▶ [The task]
Check each line of the records for "page"; collect those that have it.

▶ [Provided data]

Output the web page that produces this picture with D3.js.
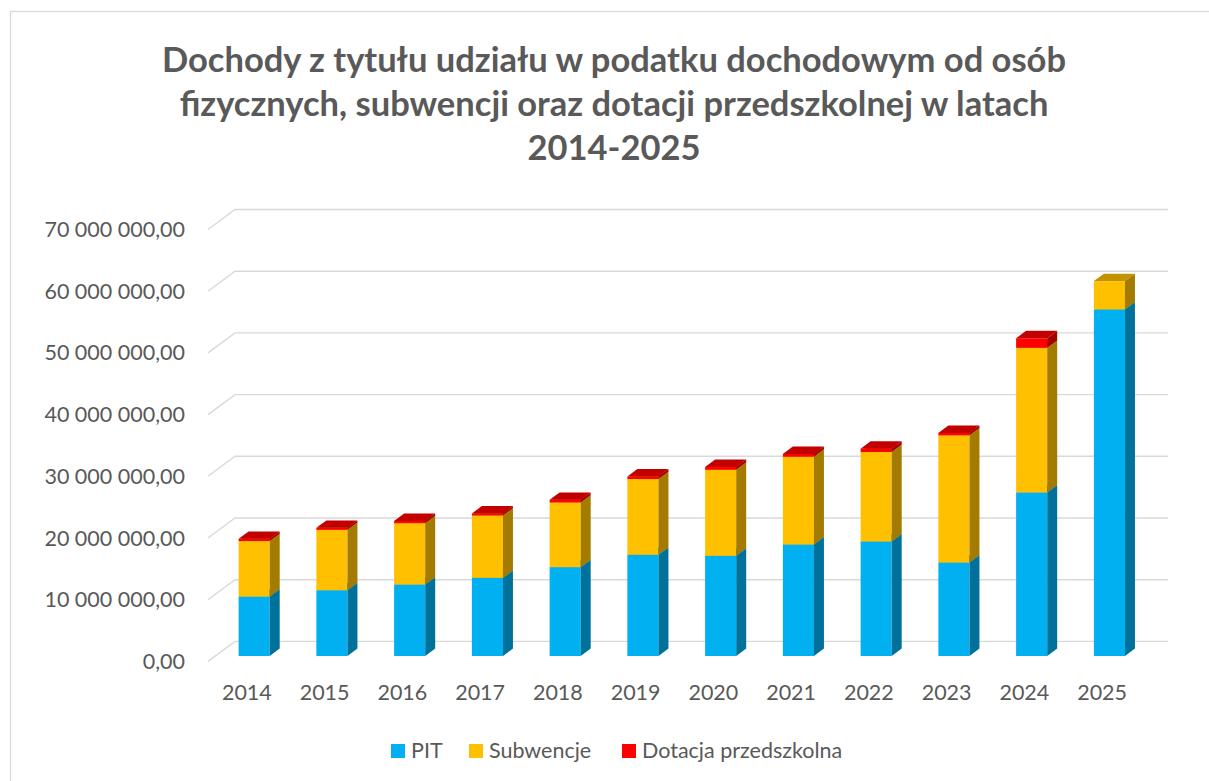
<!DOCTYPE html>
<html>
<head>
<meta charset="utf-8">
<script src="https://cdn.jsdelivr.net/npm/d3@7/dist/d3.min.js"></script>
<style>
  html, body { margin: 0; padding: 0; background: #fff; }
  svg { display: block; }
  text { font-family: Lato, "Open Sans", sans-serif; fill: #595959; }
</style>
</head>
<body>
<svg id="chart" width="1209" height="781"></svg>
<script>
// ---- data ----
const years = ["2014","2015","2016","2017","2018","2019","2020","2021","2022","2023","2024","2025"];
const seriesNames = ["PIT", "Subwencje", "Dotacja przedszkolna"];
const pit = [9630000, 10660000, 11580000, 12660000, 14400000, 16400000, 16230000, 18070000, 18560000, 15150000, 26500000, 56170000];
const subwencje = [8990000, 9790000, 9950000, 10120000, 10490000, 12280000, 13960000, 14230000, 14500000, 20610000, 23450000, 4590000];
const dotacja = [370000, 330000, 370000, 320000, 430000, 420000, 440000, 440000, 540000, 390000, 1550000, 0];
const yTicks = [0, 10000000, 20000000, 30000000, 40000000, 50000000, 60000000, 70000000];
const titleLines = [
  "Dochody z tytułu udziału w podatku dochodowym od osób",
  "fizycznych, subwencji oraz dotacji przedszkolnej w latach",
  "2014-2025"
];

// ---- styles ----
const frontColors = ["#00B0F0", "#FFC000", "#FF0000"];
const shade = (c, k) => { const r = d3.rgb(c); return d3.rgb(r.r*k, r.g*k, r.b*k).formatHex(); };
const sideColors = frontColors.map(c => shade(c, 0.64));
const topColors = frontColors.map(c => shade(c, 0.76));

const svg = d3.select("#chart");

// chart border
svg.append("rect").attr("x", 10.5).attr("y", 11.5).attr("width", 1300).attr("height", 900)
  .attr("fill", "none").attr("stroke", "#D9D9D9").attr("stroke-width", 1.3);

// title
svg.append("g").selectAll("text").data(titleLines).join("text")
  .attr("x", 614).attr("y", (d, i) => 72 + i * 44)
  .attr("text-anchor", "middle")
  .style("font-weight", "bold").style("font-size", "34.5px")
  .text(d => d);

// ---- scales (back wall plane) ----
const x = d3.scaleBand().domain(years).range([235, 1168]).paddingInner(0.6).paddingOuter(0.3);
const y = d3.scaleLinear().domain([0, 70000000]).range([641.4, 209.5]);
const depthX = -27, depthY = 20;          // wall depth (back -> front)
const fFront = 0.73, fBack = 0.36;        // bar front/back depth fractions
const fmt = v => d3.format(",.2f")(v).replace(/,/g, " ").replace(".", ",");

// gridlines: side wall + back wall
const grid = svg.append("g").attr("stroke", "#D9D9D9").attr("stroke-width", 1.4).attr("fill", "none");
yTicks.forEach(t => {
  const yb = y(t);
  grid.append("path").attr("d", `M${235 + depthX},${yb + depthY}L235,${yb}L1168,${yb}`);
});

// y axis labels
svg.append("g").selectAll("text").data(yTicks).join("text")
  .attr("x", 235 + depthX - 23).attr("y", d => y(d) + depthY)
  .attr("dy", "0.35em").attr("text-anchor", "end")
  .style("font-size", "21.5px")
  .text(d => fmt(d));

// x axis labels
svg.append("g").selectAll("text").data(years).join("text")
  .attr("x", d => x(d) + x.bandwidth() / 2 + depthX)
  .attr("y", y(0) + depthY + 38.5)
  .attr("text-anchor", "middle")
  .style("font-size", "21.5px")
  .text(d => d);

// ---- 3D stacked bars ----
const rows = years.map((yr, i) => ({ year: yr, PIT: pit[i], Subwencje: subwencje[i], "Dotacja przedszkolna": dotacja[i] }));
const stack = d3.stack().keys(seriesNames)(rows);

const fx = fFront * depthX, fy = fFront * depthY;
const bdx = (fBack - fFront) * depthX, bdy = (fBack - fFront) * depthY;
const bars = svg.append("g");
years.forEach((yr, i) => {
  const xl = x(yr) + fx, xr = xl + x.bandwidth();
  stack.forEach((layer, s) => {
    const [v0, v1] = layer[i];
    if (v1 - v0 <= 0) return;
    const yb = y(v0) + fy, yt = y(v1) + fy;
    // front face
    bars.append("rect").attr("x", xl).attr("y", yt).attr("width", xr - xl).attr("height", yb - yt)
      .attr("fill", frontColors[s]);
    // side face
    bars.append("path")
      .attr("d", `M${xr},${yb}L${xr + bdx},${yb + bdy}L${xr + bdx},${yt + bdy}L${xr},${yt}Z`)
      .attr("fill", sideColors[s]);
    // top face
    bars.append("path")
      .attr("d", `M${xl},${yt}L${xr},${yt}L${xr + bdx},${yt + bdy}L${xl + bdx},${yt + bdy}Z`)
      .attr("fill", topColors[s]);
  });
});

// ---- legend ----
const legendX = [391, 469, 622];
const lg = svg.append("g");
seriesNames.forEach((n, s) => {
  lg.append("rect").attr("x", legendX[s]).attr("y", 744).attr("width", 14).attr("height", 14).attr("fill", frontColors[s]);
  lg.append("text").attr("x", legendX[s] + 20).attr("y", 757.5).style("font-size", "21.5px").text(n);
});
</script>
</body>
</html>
* * *
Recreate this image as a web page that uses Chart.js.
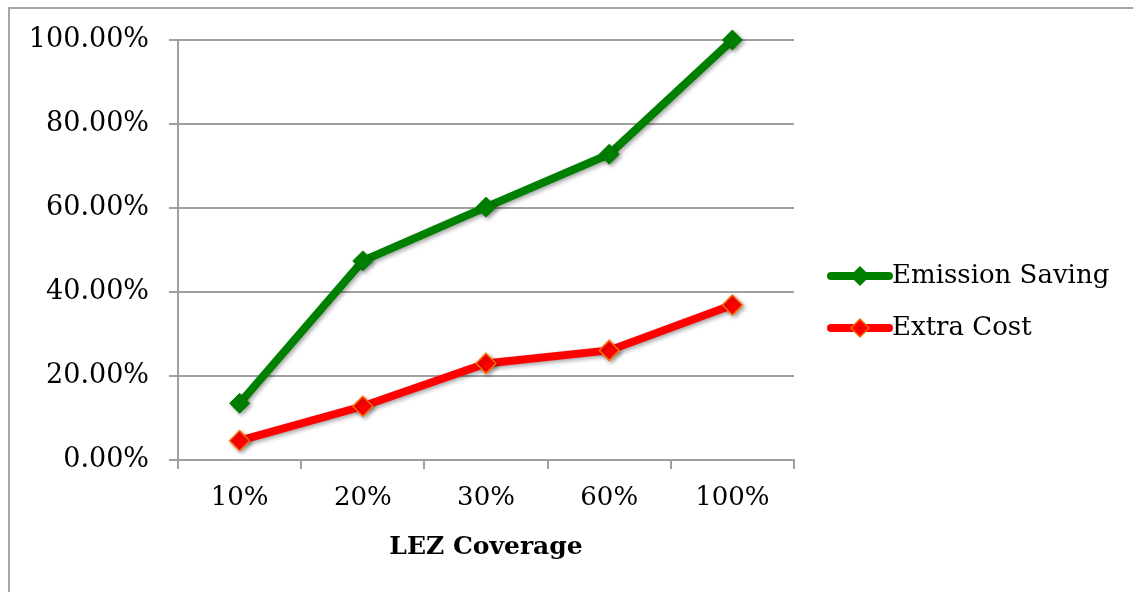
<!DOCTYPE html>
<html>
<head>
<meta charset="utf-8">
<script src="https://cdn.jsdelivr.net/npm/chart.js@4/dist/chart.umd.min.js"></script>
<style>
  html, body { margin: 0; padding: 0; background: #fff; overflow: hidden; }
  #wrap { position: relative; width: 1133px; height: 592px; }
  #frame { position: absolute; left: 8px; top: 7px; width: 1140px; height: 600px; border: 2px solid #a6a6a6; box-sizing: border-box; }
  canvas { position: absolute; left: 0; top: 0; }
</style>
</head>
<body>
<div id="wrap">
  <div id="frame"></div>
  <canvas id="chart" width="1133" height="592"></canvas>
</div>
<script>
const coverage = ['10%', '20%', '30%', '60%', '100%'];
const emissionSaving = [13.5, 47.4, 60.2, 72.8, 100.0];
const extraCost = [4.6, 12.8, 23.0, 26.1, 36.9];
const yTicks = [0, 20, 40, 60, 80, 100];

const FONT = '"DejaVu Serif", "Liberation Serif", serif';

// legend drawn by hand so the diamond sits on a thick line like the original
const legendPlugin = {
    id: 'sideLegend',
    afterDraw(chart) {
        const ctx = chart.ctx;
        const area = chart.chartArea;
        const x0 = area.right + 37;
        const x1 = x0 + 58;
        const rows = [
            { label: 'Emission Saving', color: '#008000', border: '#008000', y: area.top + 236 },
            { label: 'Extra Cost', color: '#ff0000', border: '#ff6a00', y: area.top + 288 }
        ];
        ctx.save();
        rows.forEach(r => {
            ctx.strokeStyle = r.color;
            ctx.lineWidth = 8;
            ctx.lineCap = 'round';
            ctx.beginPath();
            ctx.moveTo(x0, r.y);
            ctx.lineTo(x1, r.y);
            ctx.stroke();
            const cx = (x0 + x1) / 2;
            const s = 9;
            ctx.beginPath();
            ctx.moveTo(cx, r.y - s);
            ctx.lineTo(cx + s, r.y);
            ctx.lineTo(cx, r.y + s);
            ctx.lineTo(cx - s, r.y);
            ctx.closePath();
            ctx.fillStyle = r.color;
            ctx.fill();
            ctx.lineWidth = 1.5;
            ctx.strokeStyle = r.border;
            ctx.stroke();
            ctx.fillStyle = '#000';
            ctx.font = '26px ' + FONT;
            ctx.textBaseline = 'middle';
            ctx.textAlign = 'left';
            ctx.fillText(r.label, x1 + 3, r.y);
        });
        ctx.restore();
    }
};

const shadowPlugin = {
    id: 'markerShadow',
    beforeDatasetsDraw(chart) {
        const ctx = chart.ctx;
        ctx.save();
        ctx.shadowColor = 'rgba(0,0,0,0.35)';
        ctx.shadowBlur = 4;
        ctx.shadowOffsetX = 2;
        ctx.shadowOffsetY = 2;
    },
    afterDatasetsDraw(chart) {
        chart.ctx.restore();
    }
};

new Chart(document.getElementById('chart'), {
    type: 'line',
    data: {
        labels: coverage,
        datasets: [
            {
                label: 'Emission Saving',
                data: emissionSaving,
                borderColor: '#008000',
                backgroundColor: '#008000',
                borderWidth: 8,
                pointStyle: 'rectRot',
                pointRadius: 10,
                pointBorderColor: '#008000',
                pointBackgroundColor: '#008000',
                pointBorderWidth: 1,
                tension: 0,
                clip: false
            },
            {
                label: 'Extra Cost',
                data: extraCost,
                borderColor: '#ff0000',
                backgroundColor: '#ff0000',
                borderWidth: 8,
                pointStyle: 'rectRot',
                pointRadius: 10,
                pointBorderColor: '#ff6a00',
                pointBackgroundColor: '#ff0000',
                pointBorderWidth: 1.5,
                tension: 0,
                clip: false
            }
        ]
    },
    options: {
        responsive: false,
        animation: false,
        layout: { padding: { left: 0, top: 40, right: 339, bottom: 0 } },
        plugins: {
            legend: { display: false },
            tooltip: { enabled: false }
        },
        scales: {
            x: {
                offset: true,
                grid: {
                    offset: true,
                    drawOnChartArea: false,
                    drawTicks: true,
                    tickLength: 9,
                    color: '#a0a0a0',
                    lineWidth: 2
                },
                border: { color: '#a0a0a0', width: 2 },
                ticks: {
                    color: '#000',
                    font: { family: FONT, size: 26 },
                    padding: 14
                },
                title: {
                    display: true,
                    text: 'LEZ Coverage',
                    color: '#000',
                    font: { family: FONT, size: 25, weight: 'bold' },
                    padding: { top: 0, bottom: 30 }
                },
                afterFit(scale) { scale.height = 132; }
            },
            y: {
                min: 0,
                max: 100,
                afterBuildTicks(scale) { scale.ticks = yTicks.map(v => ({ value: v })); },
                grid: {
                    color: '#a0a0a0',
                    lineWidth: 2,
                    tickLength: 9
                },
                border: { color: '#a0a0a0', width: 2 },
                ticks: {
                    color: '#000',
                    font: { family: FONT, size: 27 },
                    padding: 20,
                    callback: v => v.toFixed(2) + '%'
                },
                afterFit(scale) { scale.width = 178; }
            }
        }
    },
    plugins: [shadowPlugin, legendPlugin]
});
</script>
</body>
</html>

▶ [Solution to this task]
Output the web page that produces this picture with D3.js.
Recreate this image as a web page that uses Chart.js.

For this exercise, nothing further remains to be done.